While Timeboxing is incredibly powerful, beginners often run into a few common hurdles. The biggest mistake is the Planning Fallacy—underestimating how long tasks will actually take. For your first week of Timeboxing, take your initial time estimate and multiply it by 1.5. If you think an article will take one hour to write, block out an hour and a half. The second major pitfall is over-packing the calendar. If you schedule every single minute of your 8-hour day with heavy, demanding work, you will burn out by Tuesday. You must schedule buffer zones. Add a 15-minute gap between major tasks to stretch, grab water, or simply breathe. Finally, account for emergencies. Leave a blank one-hour ‘catch-up’ block at the end of every day. If an urgent client call derails your afternoon schedule, you can use this catch-up block to reorganize and finish your most critical daily task without ruining your entire evening.

The Ultimate Freedom Found in Discipline

It sounds counterintuitive, but extreme structure creates extreme freedom. When your work is strictly contained within designated boxes, it cannot bleed into your evenings or weekends. You no longer sit on the couch at 8:00 PM feeling a vague sense of guilt about what you didn’t accomplish. You know exactly what you did, and you know exactly when you will tackle tomorrow’s priorities. By abandoning the outdated to-do list and embracing the Timeboxing method, you are not just saving 10 hours a week—you are taking back control of your life, reducing your stress levels, and skyrocketing your professional output. Give it a try for just three days, and you will wonder how you ever survived without it.

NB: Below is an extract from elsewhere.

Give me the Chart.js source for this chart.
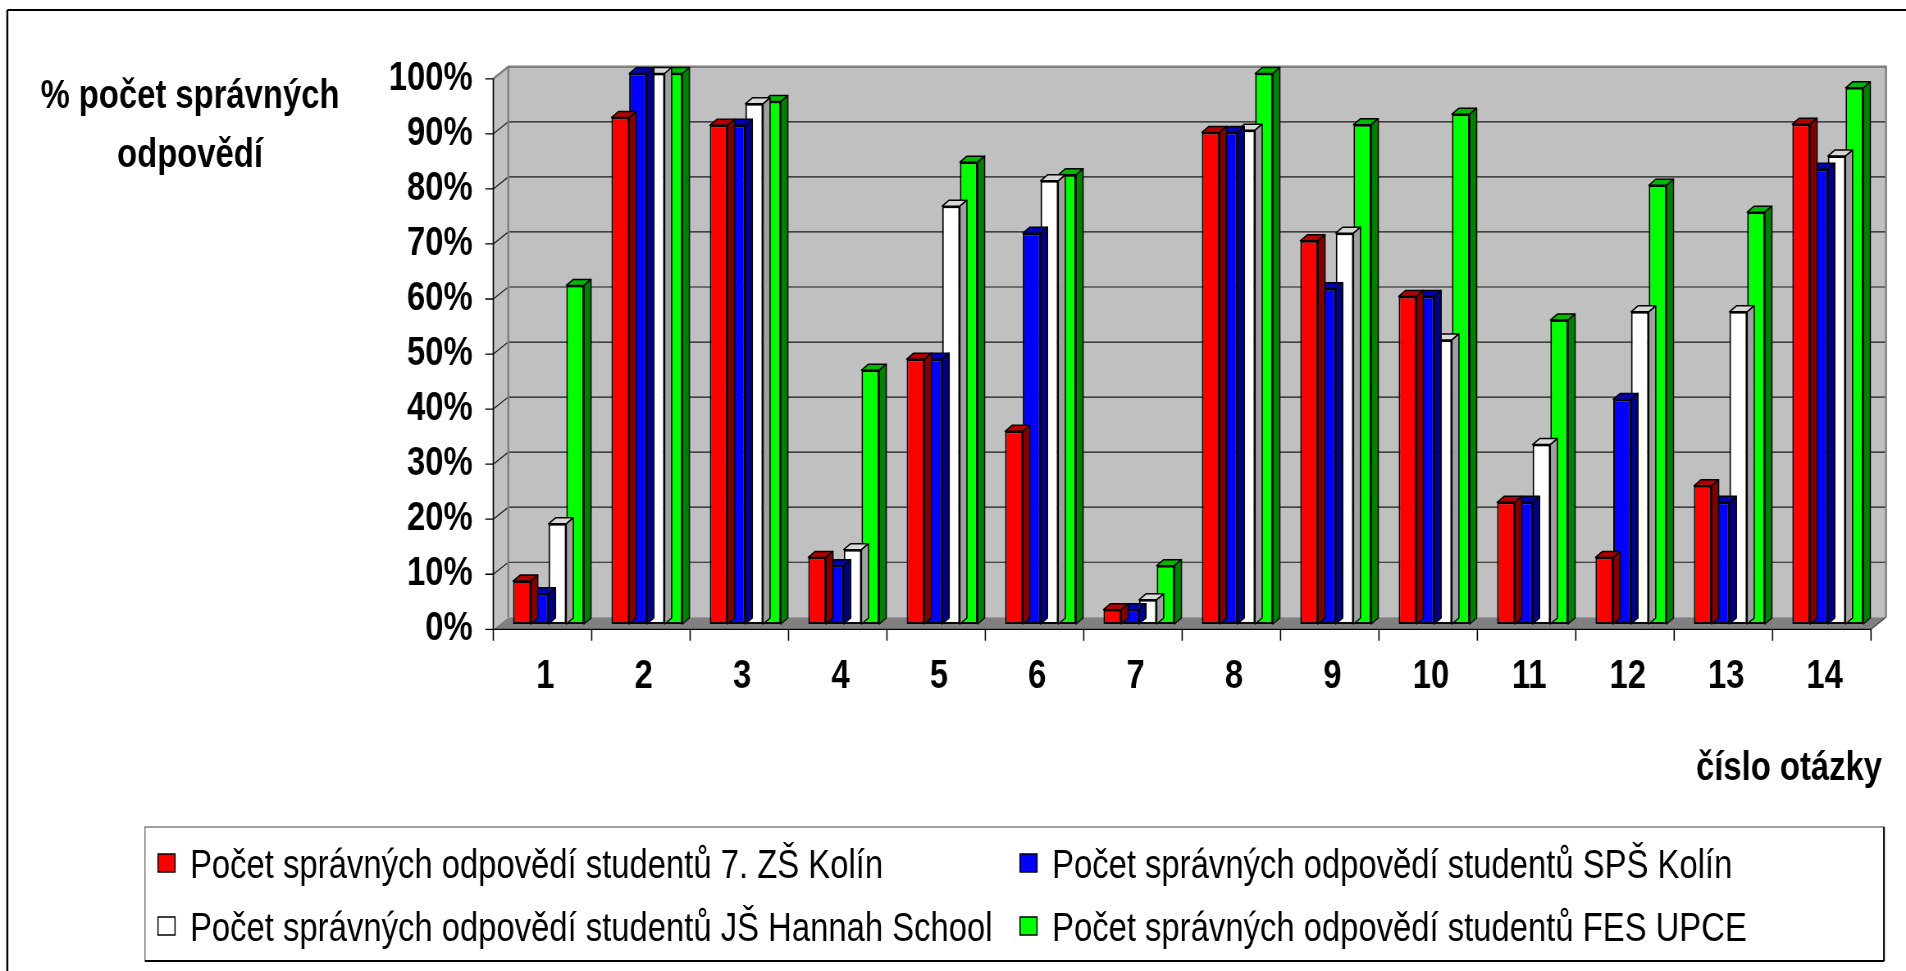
<!DOCTYPE html>
<html lang="cs">
<head>
<meta charset="utf-8">
<title>Počet správných odpovědí</title>
<script src="https://cdn.jsdelivr.net/npm/chart.js@4.4.1/dist/chart.umd.min.js"></script>
<style>
    html, body { margin: 0; padding: 0; background: #fff; overflow: hidden; }
    #graf { display: block; }
</style>
</head>
<body>
<canvas id="graf" width="2324" height="971" style="width:1906px;height:971px"></canvas>
<script>
// puvodni graf je vodorovne stlaceny, proto kreslime sirsi platno a stahneme ho CSS
const SX = 1906 / 2324;
const lx = v => v / SX;

const otazky = ['1', '2', '3', '4', '5', '6', '7', '8', '9', '10', '11', '12', '13', '14'];

const zsKolin = [7.8, 92.0, 90.6, 12.1, 48.1, 35.0, 2.6, 89.3, 69.6, 59.5, 22.1, 12.1, 25.1, 90.8];
const spsKolin = [5.5, 100, 90.6, 10.6, 48.1, 71.0, 2.6, 89.3, 60.9, 59.5, 22.1, 40.8, 22.1, 82.6];
const hannahSchool = [18.2, 100, 94.5, 13.5, 75.9, 80.5, 4.4, 89.7, 71.0, 51.6, 32.6, 56.7, 56.7, 85.0];
const fesUpce = [61.5, 100, 94.9, 46.1, 83.9, 81.6, 10.6, 100, 90.7, 92.6, 55.2, 79.7, 74.8, 97.4];

const popisky = [
    'Počet správných odpovědí studentů 7. ZŠ Kolín',
    'Počet správných odpovědí studentů SPŠ Kolín',
    'Počet správných odpovědí studentů JŠ Hannah School',
    'Počet správných odpovědí studentů FES UPCE'
];

const barvy = ['#FF0000', '#0000FF', '#FFFFFF', '#00FF00'];
const barvyVrch = ['#B00000', '#0000B0', '#D8D8D8', '#00B800'];
const barvyBok = ['#800000', '#000080', '#A0A0A0', '#008000'];

Chart.defaults.font.family = '"Liberation Sans", Arial, sans-serif';
Chart.defaults.color = '#000';

const tucne = { size: 40, weight: 'bold' };

function mnohouhelnik(ctx, body) {
    ctx.beginPath();
    ctx.moveTo(body[0][0], body[0][1]);
    for (let i = 1; i < body.length; i++) {
        ctx.lineTo(body[i][0], body[i][1]);
    }
    ctx.closePath();
}

const prostor = {
    id: 'prostor',
    beforeDatasetsDraw(chart) {
        const ctx = chart.ctx;
        const a = chart.chartArea;
        const y = chart.scales.y;
        const fL = a.left + lx(-6), fR = a.right + lx(-6);
        const bL = a.left + lx(9), bR = a.right + lx(9);
        const F = v => y.getPixelForValue(v) + 5.3;
        const B = v => y.getPixelForValue(v) - 6.7;

        ctx.save();
        // steny
        ctx.fillStyle = '#C0C0C0';
        mnohouhelnik(ctx, [[fL, F(100)], [bL, B(100)], [bL, B(0)], [fL, F(0)]]);
        ctx.fill();
        ctx.fillRect(bL, B(100), bR - bL, B(0) - B(100));
        // podlaha
        ctx.fillStyle = '#808080';
        mnohouhelnik(ctx, [[fL, F(0)], [fR, F(0)], [bR, B(0)], [bL, B(0)]]);
        ctx.fill();

        // mrizka
        ctx.strokeStyle = '#1a1a1a';
        ctx.lineWidth = 1.2;
        y.ticks.forEach(t => {
            if (t.value <= 0 || t.value >= 100) return;
            ctx.beginPath();
            ctx.moveTo(fL, F(t.value));
            ctx.lineTo(bL, B(t.value));
            ctx.lineTo(bR, B(t.value));
            ctx.stroke();
        });

        // okraje steny
        ctx.strokeStyle = '#808080';
        ctx.lineWidth = 2.5;
        ctx.beginPath();
        ctx.moveTo(fL, F(100));
        ctx.lineTo(bL, B(100));
        ctx.lineTo(bR, B(100));
        ctx.lineTo(bR, B(0));
        ctx.stroke();
        ctx.lineWidth = lx(2);
        ctx.beginPath();
        ctx.moveTo(bL, B(100));
        ctx.lineTo(bL, B(0));
        ctx.stroke();
        ctx.strokeStyle = '#404040';
        ctx.lineWidth = 1.2;
        ctx.beginPath();
        ctx.moveTo(fR, F(0));
        ctx.lineTo(bR, B(0));
        ctx.stroke();

        // predni osy
        ctx.strokeStyle = '#000';
        ctx.lineWidth = lx(1.3);
        ctx.beginPath();
        ctx.moveTo(fL, F(100));
        ctx.lineTo(fL, F(0));
        ctx.stroke();
        ctx.lineWidth = 1.3;
        ctx.beginPath();
        y.ticks.forEach(t => {
            ctx.moveTo(fL - lx(8), F(t.value));
            ctx.lineTo(fL, F(t.value));
        });
        ctx.moveTo(fL, F(0));
        ctx.lineTo(fR, F(0));
        ctx.stroke();
        ctx.lineWidth = lx(1.3);
        ctx.beginPath();
        const n = otazky.length;
        for (let i = 0; i <= n; i++) {
            const xx = fL + i * (fR - fL) / n;
            ctx.moveTo(xx, F(0));
            ctx.lineTo(xx, F(0) + 11.4);
        }
        ctx.stroke();
        ctx.restore();
    },
    afterDatasetDraw(chart, args) {
        const ctx = chart.ctx;
        const i = args.index;
        const dx = lx(7), dy = -6;
        ctx.save();
        ctx.strokeStyle = '#000';
        ctx.lineWidth = 1.5;
        ctx.lineJoin = 'round';
        args.meta.data.forEach(el => {
            const p = el.getProps(['x', 'y', 'base', 'width'], true);
            const l = p.x - p.width / 2, r = p.x + p.width / 2;
            ctx.fillStyle = barvyVrch[i];
            mnohouhelnik(ctx, [[l, p.y], [r, p.y], [r + dx, p.y + dy], [l + dx, p.y + dy]]);
            ctx.fill();
            ctx.stroke();
            ctx.fillStyle = barvyBok[i];
            mnohouhelnik(ctx, [[r, p.y], [r + dx, p.y + dy], [r + dx, p.base + dy], [r, p.base]]);
            ctx.fill();
            ctx.stroke();
        });
        ctx.restore();
    },
    afterDraw(chart) {
        const ctx = chart.ctx;
        ctx.save();
        // ramecek celeho grafu
        ctx.strokeStyle = '#000';
        ctx.lineWidth = lx(2);
        ctx.beginPath();
        ctx.moveTo(lx(7.3), 10);
        ctx.lineTo(lx(7.3), 971);
        ctx.stroke();
        ctx.lineWidth = 2;
        ctx.beginPath();
        ctx.moveTo(lx(7.3), 10);
        ctx.lineTo(chart.width, 10);
        ctx.stroke();

        // popisky os
        ctx.fillStyle = '#000';
        ctx.font = 'bold 40px "Liberation Sans", Arial, sans-serif';
        ctx.textBaseline = 'middle';
        ctx.textAlign = 'center';
        ctx.fillText('% počet správných', lx(190), 97);
        ctx.fillText('odpovědí', lx(190), 156);
        ctx.textAlign = 'right';
        ctx.fillText('číslo otázky', lx(1882), 769);

        // legenda
        const L = lx(145), T = 827, R = lx(1884), D = 961;
        ctx.lineWidth = 1.2;
        ctx.strokeStyle = '#606060';
        ctx.strokeRect(L, T, R - L, D - T);
        ctx.strokeStyle = '#000';
        ctx.lineWidth = 2;
        ctx.beginPath();
        ctx.moveTo(L, D);
        ctx.lineTo(R, D);
        ctx.moveTo(R, T);
        ctx.lineTo(R, D);
        ctx.stroke();

        const sloupce = [158, 1020];
        const radky = [863, 926];
        ctx.font = '40px "Liberation Sans", Arial, sans-serif';
        ctx.textAlign = 'left';
        ctx.lineWidth = 1.5;
        chart.data.datasets.forEach((ds, k) => {
            const sx = sloupce[k % 2];
            const yy = radky[Math.floor(k / 2)];
            ctx.fillStyle = barvy[k];
            ctx.fillRect(lx(sx), yy - 9, lx(17), 18);
            ctx.strokeRect(lx(sx), yy - 9, lx(17), 18);
            ctx.fillStyle = '#000';
            ctx.fillText(ds.label, lx(sx + 32), yy + 4);
        });
        ctx.restore();
    }
};

const ctx = document.getElementById('graf');

const graf = new Chart(ctx, {
    type: 'bar',
    data: {
        labels: otazky,
        datasets: [
            { label: popisky[0], data: zsKolin, backgroundColor: barvy[0] },
            { label: popisky[1], data: spsKolin, backgroundColor: barvy[1] },
            { label: popisky[2], data: hannahSchool, backgroundColor: barvy[2] },
            { label: popisky[3], data: fesUpce, backgroundColor: barvy[3] }
        ]
    },
    options: {
        responsive: false,
        animation: false,
        layout: {
            padding: { top: 73.5, right: 2324 - lx(1877), left: 0, bottom: 0 }
        },
        datasets: {
            bar: {
                categoryPercentage: 0.7215,
                barPercentage: 1,
                borderColor: '#000',
                borderWidth: 2,
                borderSkipped: false
            }
        },
        plugins: {
            legend: { display: false },
            tooltip: { enabled: false }
        },
        scales: {
            x: {
                grid: { display: false, drawTicks: false },
                border: { display: false },
                ticks: { font: tucne, color: '#000', padding: 29, labelOffset: -4, maxRotation: 0, autoSkip: false },
                afterFit: s => { s.height = 971 - 624; }
            },
            y: {
                min: 0,
                max: 100,
                grid: { display: false, drawTicks: false },
                border: { display: false },
                ticks: {
                    stepSize: 10,
                    font: tucne,
                    color: '#000',
                    padding: lx(26.6),
                    labelOffset: 5,
                    callback: v => v + '%'
                },
                afterFit: s => { s.width = lx(499.3); }
            }
        }
    },
    plugins: [prostor]
});
</script>
</body>
</html>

Frequently Asked Questions (FAQ)

What happens if I don’t finish a task within its timebox?

If you don’t finish a task, you must stop working on it when the time is up. This is critical for enforcing Parkinson’s Law. Simply evaluate how much work is left and schedule a new timebox for it later in the day or the following day. Over time, your time estimation skills will drastically improve.

Can I still use a notebook if I prefer physical writing?

Absolutely! While digital calendars make dragging and dropping easy, you can easily Timebox on paper. Use a daily planner that has hourly breakdowns, or draw a simple timeline on a blank piece of paper and block out your hours using highlighters.

How do I handle sudden interruptions or urgent meetings?

This is why ‘Buffer Blocks’ are essential. Always leave 1-2 hours of unstructured time in your daily calendar. When an emergency happens, shift your current timebox into that buffer slot. Flexibility is key to making Timeboxing sustainable.

Is Timeboxing the same as the Pomodoro Technique?

They are similar but distinct. The Pomodoro Technique is a micro-level framework (working for 25 minutes, resting for 5 minutes). Timeboxing is a macro-level framework where blocks can be 15 minutes or 3 hours depending on the task. You can actually use Pomodoro inside of a larger timebox!

I am a creative professional. Won’t Timeboxing stifle my creativity?

Many creatives fear this, but the opposite is true. Timeboxing reduces the anxiety of the ‘blank page’. By dedicating a strict 2-hour box solely to creative work without distractions or email-checking, you create a safe environment for deep creative flow to occur.